医療法人博友会 就労支援センター アステップむろまち 所長 大石 裕一郎さん
就労支援センターアステップむろまち 大石所長へのインタビュー
Q 大石所長が就労支援を始めたきっかけは?
もともと私はデイケアの仕事に関わっていました。しかし、メンバーの方が回復後、デイケアを退所されて就職しても、困り事等を相談できる場がないなどの理由で、すぐに職場をやめてしまうケースが散見されていました。当時は発達障害に対する理解が広まっていないことや、ご本人が環境の変化に慣れるのに時間がかかることも、職場を辞める原因だったのではないかと思います。
そういった人達を少しでも減らしていくために、今から9年前に就労支援センターアステップむろまちを設立しました。「アステップ」の名前の由来は、“明日へのステップ”。主に発達障害や精神障害のある方が一般就労に向けて一歩踏み出してみることを私たちは支援しています。
Q 就労支援で大切にしていることは
アステップむろまちでは、現在200か所以上、職業体験できる職場を広げています。
その中では失敗した経験も多くありました。例えば、初めのころは職業体験の受け入れ場所とのマッチングはスタッフのみで決めていましたが、ご本人に後から聞くと実は希望する職場ではなかったなどのミスマッチングが発生しました。
これらの反省を活かし、今ではメンバーさん一人ひとりに、希望する職業や意向確認等といった寄り添い支援を行い、できるだけ特性に合った職業体験が出来るようにしています。また、職業体験先企業の担当者に、どのような仕事をされているのかなど、相手の話を伺うことも大切にしています。

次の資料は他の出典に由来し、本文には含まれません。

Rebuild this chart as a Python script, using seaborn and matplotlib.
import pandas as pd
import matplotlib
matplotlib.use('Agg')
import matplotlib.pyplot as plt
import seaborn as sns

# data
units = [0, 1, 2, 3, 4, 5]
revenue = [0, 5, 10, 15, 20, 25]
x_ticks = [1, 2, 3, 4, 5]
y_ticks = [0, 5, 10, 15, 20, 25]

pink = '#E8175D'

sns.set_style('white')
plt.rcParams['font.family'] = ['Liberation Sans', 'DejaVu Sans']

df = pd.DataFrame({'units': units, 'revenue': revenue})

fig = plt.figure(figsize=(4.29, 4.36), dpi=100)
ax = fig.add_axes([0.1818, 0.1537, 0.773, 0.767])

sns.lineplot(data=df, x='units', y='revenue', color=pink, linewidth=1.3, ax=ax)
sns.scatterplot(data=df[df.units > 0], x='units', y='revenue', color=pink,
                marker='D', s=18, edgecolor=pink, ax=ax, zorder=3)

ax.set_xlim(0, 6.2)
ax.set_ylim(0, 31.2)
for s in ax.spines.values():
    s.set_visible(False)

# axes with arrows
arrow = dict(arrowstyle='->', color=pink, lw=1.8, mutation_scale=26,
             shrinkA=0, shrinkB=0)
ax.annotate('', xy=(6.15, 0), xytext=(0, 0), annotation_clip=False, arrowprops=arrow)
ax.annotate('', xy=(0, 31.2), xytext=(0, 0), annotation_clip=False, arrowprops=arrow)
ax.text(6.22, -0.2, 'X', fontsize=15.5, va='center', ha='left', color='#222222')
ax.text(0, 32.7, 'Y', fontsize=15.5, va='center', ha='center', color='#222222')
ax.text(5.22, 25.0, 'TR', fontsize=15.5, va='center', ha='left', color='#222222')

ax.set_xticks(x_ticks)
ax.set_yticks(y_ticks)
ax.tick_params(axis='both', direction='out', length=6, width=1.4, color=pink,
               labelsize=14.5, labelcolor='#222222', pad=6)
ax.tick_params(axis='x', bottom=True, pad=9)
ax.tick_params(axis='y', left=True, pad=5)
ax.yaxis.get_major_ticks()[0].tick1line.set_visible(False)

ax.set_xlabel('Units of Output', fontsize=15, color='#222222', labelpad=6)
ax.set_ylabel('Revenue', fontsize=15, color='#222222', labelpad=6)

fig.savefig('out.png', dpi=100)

また、トラウマを抱えたメンバーさんに対しての支援についても、多くのことを心掛けています。
職場で困ったことがあっても相談に乗ってもらえなかった経験がトラウマになっている方には、この人なら話しやすいなと思ってもらえるように、お互いに信頼関係を築いていくことが必要です。
アステップむろまちでは、就職後の職場定着支援も行っており、以前利用されていたメンバーさんからの相談もよく受けます。相談の多くは、職場の人間関係が上手くいかない、仕事に遅刻してしまうなどの悩みが多いです。しかし、悩みを抱えることを責めるのではなく、これからどう改善すれば良いのか一緒に考えることを心掛けて支援を行っています。
Q 利用者の方の適性はどのように判断しているのか
ワークサンプル幕張版(MWS(ムース))を使用することもありますが、基本的には職員やほかの利用者の方との関係の中で、また職場実習に取り組んでいただく中で適性をご本人と一緒に判断しています。メンバーの方は今までの経験から、本来の強みや能力を生かすことができていない場合が多く、例えば、本当は人と関わることが好きですが、これまでのうまくいかなかった経験から、コミュニケーションを取ることに対してブレーキになっている場合があります。そういった「心の重し」が少しでも軽くなるようサポートすることが、私達職員の大切な役割だと考えています。
*ワークサンプル幕張版(MWS(ムース)):パソコンや事務、実務業務について、自分が何に向いているかを調べることことが可能。客観的なデータに基づいて、能力の向上や苦手業務への対処法も学ぶことができる。